Bamboos grow here that are rarely seen elsewhere in this cool and cloudy island.
Bamboo, Coleton Fishacre |
One of Brian's Legendary Barbecues
Returning to the apartment we sat out on the balcony. Although the shade temperature was only 11 or 12, the heat-reflecting brickwork made the most of the weak spring sunshine and it was a pleasantly warm place to sit and see off a couple of preliminary bottles of rosé while Brian fired up the Landmann for one of his legendary barbecues. Brian's skill with the tongs is widely recognised, but it is only fair to also mention that Hilary was responsible for the pork marinade and the rub for the chicken, essential parts of this meal’s excellence.
Sunday 10/04/2016
A Trip to Exmouth Spoiled by the Weather
Meteorologically, Sunday started badly and got worse. Like every day we spent in Torquay, it was exceedingly convivial, but from the point
of view of this blog all I have to offer is a single photo of the wind-lashed
mouth if the River Exe.
The mouth of the River Exe. The river flows out, the sea rolls in and the wind stirs it all about |
The Exe is another ria, but partly closed off by a sand bar where a flock of lapwings huddled miserably against the storm.
Monday 11/04/2016
The Daddyhole Plain and a Walk Along the Front
Before heading off for Withypool and the start of this year's South West Odyssey we took a stroll with Brian down to Torquay centre.
First we went over the headland to an area of worn grass popular with those who
like to throw balls for dogs to chase. This is the bizarrely named Daddyhole
Plain. At some unspecified time in the past a hole appeared in the base of the
cliff. Satan himself took up residence in the hole and he is The Daddy, hence the name.

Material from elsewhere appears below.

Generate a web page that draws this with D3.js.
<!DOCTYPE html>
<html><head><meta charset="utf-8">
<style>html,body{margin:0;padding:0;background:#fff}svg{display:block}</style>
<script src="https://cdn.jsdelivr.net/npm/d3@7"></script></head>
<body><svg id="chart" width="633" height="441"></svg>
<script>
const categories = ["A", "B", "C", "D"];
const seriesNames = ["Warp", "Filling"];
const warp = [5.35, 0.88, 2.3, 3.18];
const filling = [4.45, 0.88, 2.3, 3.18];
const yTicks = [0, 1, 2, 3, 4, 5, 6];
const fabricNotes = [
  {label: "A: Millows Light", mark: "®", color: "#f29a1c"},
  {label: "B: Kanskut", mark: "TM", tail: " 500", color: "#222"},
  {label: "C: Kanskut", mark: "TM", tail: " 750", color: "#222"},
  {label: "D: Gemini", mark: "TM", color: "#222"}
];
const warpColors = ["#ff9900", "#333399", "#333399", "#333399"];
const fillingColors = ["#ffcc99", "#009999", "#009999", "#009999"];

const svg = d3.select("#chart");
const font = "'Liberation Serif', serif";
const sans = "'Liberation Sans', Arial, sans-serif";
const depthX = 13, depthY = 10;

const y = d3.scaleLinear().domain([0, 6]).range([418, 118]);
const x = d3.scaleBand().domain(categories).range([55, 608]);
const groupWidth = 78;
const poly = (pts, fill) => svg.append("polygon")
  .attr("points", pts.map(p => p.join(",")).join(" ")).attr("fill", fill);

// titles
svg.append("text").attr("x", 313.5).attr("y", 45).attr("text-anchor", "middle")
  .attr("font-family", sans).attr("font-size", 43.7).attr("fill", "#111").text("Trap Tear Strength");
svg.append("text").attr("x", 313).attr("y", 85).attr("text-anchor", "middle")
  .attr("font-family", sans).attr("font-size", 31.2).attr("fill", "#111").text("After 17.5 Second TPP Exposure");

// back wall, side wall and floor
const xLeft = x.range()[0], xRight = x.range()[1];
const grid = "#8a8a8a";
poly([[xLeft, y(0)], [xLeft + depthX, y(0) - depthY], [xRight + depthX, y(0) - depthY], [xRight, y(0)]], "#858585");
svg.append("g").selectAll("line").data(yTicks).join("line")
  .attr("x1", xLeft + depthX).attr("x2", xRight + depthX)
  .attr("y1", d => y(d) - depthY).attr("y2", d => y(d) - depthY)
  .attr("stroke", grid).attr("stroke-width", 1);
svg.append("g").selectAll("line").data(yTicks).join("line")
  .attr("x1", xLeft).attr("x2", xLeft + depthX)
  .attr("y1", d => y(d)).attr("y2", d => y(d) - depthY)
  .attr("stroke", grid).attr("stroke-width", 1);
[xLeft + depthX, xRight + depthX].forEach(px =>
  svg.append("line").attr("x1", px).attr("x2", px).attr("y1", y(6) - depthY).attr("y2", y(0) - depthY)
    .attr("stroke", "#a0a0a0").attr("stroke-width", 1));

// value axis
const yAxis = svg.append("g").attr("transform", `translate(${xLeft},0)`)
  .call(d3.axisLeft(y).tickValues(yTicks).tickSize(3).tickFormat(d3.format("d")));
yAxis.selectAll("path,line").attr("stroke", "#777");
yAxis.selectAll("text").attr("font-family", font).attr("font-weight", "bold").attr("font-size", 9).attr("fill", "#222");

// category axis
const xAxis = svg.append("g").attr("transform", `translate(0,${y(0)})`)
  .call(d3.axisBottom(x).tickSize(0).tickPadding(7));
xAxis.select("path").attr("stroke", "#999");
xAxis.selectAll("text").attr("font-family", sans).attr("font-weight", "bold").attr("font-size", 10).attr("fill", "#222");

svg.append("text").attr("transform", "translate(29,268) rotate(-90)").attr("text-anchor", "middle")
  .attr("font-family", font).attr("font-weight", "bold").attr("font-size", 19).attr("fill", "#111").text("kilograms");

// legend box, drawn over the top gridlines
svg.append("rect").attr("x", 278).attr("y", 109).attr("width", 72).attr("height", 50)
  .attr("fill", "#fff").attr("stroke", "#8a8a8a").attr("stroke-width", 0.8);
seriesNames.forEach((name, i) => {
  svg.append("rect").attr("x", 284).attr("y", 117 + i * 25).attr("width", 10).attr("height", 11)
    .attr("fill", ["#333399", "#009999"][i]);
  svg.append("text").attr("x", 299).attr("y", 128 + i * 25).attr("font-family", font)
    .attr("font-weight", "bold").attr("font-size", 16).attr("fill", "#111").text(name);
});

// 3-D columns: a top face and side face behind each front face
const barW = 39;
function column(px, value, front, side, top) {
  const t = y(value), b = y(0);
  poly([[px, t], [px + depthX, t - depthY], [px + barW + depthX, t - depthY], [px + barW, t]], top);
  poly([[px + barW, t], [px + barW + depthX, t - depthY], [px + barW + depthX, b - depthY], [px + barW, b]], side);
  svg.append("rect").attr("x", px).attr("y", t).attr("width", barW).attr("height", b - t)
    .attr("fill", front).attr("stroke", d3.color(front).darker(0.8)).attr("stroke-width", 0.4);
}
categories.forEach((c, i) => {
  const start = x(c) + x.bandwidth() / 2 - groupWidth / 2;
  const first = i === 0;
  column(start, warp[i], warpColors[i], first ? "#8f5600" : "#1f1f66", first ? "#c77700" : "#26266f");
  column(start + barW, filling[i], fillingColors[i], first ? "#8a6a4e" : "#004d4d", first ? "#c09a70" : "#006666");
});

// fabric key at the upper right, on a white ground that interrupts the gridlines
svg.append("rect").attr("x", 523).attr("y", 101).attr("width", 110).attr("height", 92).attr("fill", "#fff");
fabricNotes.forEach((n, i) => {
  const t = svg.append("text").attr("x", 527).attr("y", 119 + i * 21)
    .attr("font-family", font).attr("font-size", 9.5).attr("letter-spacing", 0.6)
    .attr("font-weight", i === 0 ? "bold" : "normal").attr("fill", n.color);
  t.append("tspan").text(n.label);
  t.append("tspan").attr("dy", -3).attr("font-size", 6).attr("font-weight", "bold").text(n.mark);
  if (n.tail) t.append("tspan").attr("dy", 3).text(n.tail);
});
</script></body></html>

Strong
cider in these parts!
The Daddyhole Plain, Torquay |
From here we followed the South West Coastal Path which works its way down by a series of steps and rough paths....
Torbay from the path down to Torquay centre |
....to Torquay harbour.
Beside Torquay harbour |
We passed the clock tower and walked out along the front through the gardens.
Torquay's trademark palm trees were much in evidence, but although this area undoubtedly has a relatively mild climate, the palm trees
and the title 'English Riviera' always sound too much like wishful thinking to me.
Gardens along the front, Torquay |
Further along the road was closed as the tide was high and the wind was whipping the spume across the road. We strolled back to the centre
and, like the old people we are, used our old peoples' bus passes to cadge a ride
up the hill.
Then after a light lunch it was off to Exmoor for Day 25 of the SW Odyssey (see the next three posts).
And finally.....
....many thanks to Brian and Hilary for their hospitality, good food and abundant wine, not to mention abundant food and good wine.